▶ **Task prompt**
Repeat the records below exactly, from the first line through the line containing "8.52, 8.21, 7.92]", and leave out any pictures.

[Figure scripts]
────────────────────────────────────────

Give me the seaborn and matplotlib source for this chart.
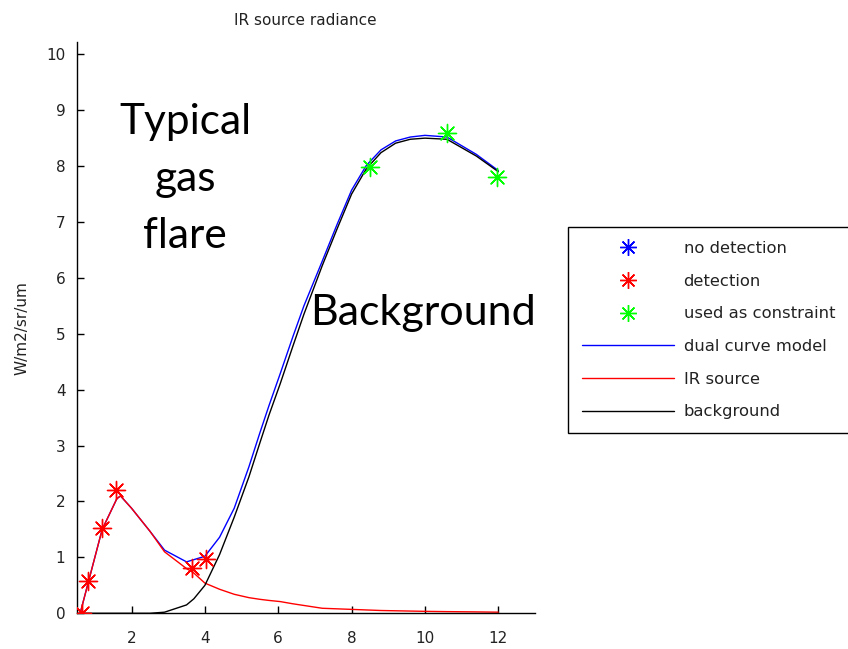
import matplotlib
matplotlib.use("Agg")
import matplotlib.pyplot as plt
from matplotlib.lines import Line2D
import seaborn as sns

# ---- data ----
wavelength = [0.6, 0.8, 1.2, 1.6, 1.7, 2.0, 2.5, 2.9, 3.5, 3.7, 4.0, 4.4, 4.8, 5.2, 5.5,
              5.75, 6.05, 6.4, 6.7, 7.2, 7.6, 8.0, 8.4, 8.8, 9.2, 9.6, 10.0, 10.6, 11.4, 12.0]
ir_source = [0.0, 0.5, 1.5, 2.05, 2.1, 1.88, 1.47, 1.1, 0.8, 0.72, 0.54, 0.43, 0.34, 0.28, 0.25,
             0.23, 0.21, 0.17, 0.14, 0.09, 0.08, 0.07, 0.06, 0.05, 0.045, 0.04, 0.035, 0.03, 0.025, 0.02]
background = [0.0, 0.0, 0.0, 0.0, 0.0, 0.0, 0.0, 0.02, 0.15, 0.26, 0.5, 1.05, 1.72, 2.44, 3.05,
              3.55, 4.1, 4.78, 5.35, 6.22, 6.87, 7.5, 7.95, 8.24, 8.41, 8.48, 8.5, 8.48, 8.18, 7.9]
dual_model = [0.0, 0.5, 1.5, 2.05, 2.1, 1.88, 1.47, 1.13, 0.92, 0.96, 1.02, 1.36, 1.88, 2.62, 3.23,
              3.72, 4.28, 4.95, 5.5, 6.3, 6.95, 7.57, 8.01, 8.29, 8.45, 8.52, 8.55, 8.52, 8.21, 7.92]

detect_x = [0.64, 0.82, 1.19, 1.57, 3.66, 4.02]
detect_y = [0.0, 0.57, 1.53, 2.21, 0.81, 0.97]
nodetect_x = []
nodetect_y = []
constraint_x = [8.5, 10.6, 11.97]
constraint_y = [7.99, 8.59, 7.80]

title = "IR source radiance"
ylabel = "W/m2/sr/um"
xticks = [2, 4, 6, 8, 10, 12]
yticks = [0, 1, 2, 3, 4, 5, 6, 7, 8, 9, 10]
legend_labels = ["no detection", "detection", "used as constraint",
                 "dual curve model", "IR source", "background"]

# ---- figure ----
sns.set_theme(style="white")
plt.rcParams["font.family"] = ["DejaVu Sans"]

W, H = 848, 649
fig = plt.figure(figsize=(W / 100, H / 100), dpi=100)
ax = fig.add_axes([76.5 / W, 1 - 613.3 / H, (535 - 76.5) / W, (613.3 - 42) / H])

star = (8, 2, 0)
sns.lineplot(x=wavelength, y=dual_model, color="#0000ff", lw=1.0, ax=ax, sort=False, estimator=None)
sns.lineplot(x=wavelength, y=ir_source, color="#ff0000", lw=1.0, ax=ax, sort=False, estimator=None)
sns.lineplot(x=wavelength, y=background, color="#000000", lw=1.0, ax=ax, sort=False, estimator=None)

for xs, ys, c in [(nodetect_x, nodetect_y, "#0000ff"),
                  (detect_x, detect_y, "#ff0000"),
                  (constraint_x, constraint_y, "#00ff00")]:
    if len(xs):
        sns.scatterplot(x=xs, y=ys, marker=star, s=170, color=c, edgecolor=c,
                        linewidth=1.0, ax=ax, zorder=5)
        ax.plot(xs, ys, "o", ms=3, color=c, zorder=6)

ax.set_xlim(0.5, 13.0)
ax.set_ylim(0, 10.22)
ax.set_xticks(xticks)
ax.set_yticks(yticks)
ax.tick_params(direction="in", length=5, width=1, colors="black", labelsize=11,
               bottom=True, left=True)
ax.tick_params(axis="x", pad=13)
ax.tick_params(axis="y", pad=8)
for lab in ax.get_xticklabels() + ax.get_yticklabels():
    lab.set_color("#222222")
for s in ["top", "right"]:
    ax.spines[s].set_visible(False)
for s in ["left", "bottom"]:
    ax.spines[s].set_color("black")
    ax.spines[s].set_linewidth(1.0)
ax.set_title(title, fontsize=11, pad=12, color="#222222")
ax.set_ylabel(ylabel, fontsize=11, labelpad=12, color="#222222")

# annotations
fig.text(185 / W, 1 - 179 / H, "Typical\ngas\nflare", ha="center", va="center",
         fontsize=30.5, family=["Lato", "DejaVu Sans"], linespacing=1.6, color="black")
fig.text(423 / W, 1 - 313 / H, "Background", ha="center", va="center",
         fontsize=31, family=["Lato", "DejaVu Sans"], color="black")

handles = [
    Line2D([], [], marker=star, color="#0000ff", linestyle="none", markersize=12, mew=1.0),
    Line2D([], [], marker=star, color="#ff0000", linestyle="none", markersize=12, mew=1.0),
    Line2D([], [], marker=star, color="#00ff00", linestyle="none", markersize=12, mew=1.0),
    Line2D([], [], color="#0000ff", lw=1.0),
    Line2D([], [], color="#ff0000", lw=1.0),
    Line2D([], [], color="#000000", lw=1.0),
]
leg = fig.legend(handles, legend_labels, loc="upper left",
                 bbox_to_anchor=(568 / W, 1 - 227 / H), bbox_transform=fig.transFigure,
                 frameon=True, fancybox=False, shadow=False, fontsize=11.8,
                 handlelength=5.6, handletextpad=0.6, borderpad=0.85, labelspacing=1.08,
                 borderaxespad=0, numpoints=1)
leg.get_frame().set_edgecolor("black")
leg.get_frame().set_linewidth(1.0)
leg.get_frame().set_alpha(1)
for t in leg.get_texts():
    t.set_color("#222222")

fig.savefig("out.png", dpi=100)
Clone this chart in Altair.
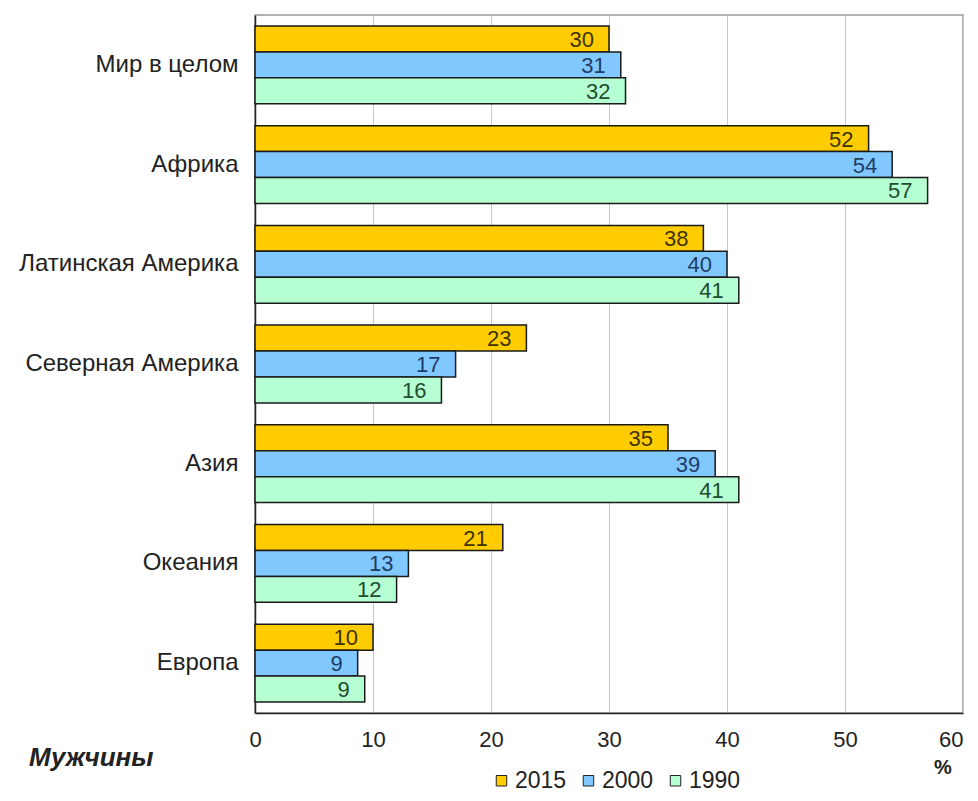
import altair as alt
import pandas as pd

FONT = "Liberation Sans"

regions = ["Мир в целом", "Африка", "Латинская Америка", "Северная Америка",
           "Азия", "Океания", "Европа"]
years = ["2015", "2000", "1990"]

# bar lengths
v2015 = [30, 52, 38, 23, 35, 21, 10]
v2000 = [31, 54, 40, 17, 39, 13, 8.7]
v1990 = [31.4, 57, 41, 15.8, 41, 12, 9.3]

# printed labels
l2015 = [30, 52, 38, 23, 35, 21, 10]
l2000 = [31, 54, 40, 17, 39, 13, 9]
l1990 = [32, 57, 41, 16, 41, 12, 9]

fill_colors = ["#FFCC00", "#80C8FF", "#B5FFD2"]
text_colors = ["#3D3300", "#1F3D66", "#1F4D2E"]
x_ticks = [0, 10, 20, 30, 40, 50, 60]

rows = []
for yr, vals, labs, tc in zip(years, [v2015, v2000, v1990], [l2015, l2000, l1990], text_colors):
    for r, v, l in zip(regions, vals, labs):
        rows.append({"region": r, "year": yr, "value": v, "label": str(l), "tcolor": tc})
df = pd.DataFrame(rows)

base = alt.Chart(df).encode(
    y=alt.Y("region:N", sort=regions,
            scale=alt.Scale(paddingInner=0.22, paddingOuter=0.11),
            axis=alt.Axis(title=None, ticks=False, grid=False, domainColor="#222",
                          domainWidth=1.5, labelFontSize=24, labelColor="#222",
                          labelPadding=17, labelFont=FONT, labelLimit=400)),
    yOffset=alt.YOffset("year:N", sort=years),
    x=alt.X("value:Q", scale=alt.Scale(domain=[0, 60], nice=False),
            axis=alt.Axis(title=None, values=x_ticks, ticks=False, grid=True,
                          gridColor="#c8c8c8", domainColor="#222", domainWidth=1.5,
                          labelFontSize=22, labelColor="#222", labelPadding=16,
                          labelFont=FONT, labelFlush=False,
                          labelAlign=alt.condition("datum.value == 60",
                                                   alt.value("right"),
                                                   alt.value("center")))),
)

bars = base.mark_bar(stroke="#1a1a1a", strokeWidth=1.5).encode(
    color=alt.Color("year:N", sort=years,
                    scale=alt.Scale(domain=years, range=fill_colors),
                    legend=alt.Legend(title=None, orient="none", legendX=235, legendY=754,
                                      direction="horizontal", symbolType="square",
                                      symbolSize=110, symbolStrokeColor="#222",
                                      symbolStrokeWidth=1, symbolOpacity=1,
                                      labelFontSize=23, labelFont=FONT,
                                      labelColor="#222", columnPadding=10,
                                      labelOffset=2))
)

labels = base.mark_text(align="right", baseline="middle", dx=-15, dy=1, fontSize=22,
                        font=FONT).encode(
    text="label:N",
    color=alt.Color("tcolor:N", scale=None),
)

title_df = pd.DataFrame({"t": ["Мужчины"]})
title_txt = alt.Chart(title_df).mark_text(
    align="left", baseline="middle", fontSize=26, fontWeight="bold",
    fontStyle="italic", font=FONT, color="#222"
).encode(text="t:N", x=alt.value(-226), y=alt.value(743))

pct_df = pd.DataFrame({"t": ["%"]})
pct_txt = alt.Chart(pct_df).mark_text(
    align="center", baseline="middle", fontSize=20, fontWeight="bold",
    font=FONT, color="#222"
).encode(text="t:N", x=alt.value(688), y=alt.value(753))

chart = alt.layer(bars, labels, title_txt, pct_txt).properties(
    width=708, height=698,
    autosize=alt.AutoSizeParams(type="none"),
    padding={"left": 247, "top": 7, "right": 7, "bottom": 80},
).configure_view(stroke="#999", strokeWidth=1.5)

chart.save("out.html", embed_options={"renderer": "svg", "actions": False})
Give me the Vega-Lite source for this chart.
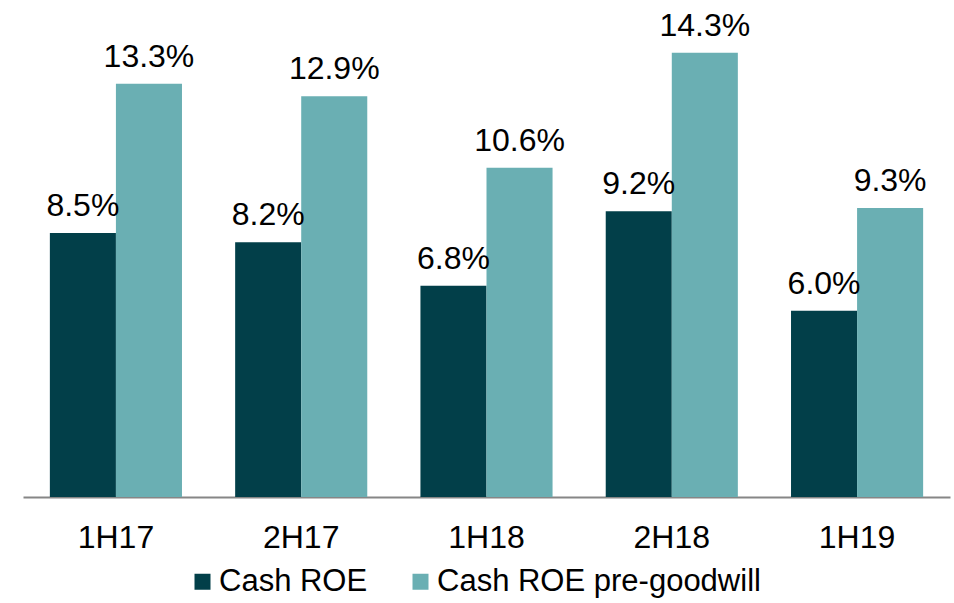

────────────────────────────────────────

▶ **Completed exercise**
Give me the seaborn and matplotlib source for this chart.
import matplotlib
matplotlib.use("Agg")
import matplotlib.pyplot as plt
from matplotlib.lines import Line2D
import seaborn as sns

# ---- data ----
wavelength = [0.6, 0.8, 1.2, 1.6, 1.7, 2.0, 2.5, 2.9, 3.5, 3.7, 4.0, 4.4, 4.8, 5.2, 5.5,
              5.75, 6.05, 6.4, 6.7, 7.2, 7.6, 8.0, 8.4, 8.8, 9.2, 9.6, 10.0, 10.6, 11.4, 12.0]
ir_source = [0.0, 0.5, 1.5, 2.05, 2.1, 1.88, 1.47, 1.1, 0.8, 0.72, 0.54, 0.43, 0.34, 0.28, 0.25,
             0.23, 0.21, 0.17, 0.14, 0.09, 0.08, 0.07, 0.06, 0.05, 0.045, 0.04, 0.035, 0.03, 0.025, 0.02]
background = [0.0, 0.0, 0.0, 0.0, 0.0, 0.0, 0.0, 0.02, 0.15, 0.26, 0.5, 1.05, 1.72, 2.44, 3.05,
              3.55, 4.1, 4.78, 5.35, 6.22, 6.87, 7.5, 7.95, 8.24, 8.41, 8.48, 8.5, 8.48, 8.18, 7.9]
dual_model = [0.0, 0.5, 1.5, 2.05, 2.1, 1.88, 1.47, 1.13, 0.92, 0.96, 1.02, 1.36, 1.88, 2.62, 3.23,
              3.72, 4.28, 4.95, 5.5, 6.3, 6.95, 7.57, 8.01, 8.29, 8.45, 8.52, 8.55, 8.52, 8.21, 7.92]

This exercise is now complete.